Wednesday, November 4, 2009

"Cash For Clunkers" Revisited: Was It Worth It?

Automobile news site Edmunds.com released their analysis of the “Cash For Clunkers” program that ran during the summer. “Cash For Clunkers” was intended to offer consumers an incentive to trade in their older, less fuel efficient car for a newer vehicle with better fuel mileage. Given the state of the economy, that focus was lost and the program’s image became more about spurring new car sales to give the economy a boost. Back in August, I wrote about possible unintended consequences “Cash For Clunkers”. Edmunds.com ran the numbers from the summer and determined that “Cash For Clunkers” wasn’t as effective as was touted.

The most important numbers in Edmunds’ findings is 125,000, the marginal sales spurred on by “Cash For Clunkers”, and $24,000, which is how much each marginal car cost in federal funds from the $3 billion allocated to the program. Edmunds measured what the seasonally adjusted sales rate should have been using historical data and this year’s sales data to arrive at the marginal sales rate. Perhaps more importantly, using the same seasonal adjusted sales projections, Edmunds has been able to make predictions for the sales for the remainder of the year, and its not nearly as sparkling. Edmunds predicts that car sales will decrease on a seasonally adjusted basis for the last quarter of the year.
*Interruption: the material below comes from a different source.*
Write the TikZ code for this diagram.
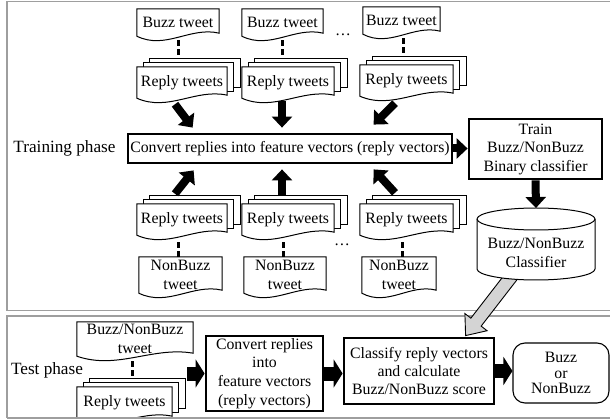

Predictably, the White House has issued a rebuttal to Edmunds’ findings. One of the major points the White House refutes is how “Cash For Clunkers” will benefit the US GDP in the second half of the year. When viewed on the macroeconomic level, I can believe this argument. The amount of labor and money that goes into delivering a car to a consumer is great. There are the part manufacturers making spark plugs and ignition switches, the freight companies that deliver components to the assembly lines in Detroit and elsewhere, where the components are assembled into a car. Then you have more freight delivering the cars to dealers, and the dealers themselves who employ salespeople, mechanics and an administrative staff. That’s a lot of hands that go into building a car. For now, the major manufacturers have to build more cars than usual due to the fact that cars traded in as “clunkers” have to be dismantled. But what happens when auto sales level off, production drops and layoffs occur? How far into the future will that occur? It could happen in a few years as part of a normal cycle, or it could occur in a few months if potential consumers still have difficulty obtaining a car loan.

As an aside, one would expect an official White House communication channel to sound more professional. Read the title of the post to see what I mean.

Perhaps the most troubling aspect of Edmunds’ research is the cost per marginal car. According to the Federal Trade Commission, the average selling price for cars stands at $28,400. Subtract the $4,500 maximum rebate available under the program, and you get $23,900. That means the government spent $100 more per marginal car than the average price. From an economic standpoint, selling for a loss is a dangerous prospect. I’ll be keen to see sales numbers for the last quarter of the year to see if those numbers hold up under the weight of the “Cash For Clunkers” program. If more than 125,000 sales are lost, then the program will have created negative net sales. If that happens, it will be hard to call the program a success.